PIERRE, S.D. — South Dakota House lawmakers on Tuesday began impeachment proceedings against the state's attorney general, who is facing misdemeanor charges for striking and killing a man with his car.
Republican lawmakers introduced a resolution in the House to impeach the state's top law enforcement officer, Jason Ravnsborg, after he indicated Monday he would not heed calls for his resignation.
The Republican attorney general faces three misdemeanor charges but no felonies in the September death of 55-year-old Joseph Boever.
Gov. Kristi Noem on Tuesday joined the chorus of people calling for him to step down.
"Now that the investigation has closed and charges have been filed, I believe the Attorney General should resign," Noem said in a statement. She promised to release more details from the crash investigation.

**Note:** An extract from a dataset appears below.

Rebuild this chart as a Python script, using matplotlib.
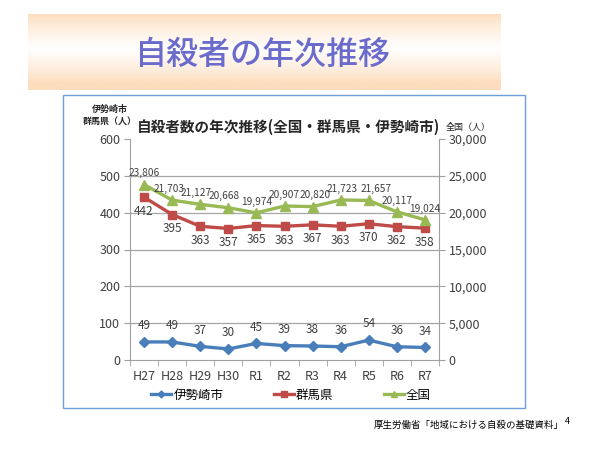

It would take a simple majority to advance the impeachment charges to the Senate. There, it would require two-thirds of senators to convict and remove him from office. Noem would get to appoint a replacement if Ravnsborg leaves or is removed from office.
The attorney general, who was elected to his first term in 2018, was driving home to Pierre from a Republican fundraiser late on Sept. 12 when he struck and killed Boever, who was walking on the shoulder of the highway. Ravnsborg initially told authorities that he thought he had struck a deer or another large animal and said he searched the unlit area with a cellphone flashlight. He said he didn't realize he had killed a man until the next day when he returned to the accident scene.
After an investigation that stretched over five months, prosecutors said they still had questions about the crash but were unable to file more serious criminal charges against Ravnsborg. They charged him with careless driving, driving out of his lane and operating a motor vehicle while on his phone.
Prosecutors found he was not using his phone at the time of the crash, but had been using it while driving about one minute before. The attorney general could face up to 30 days in jail and up to a $500 fine on each charge, if convicted.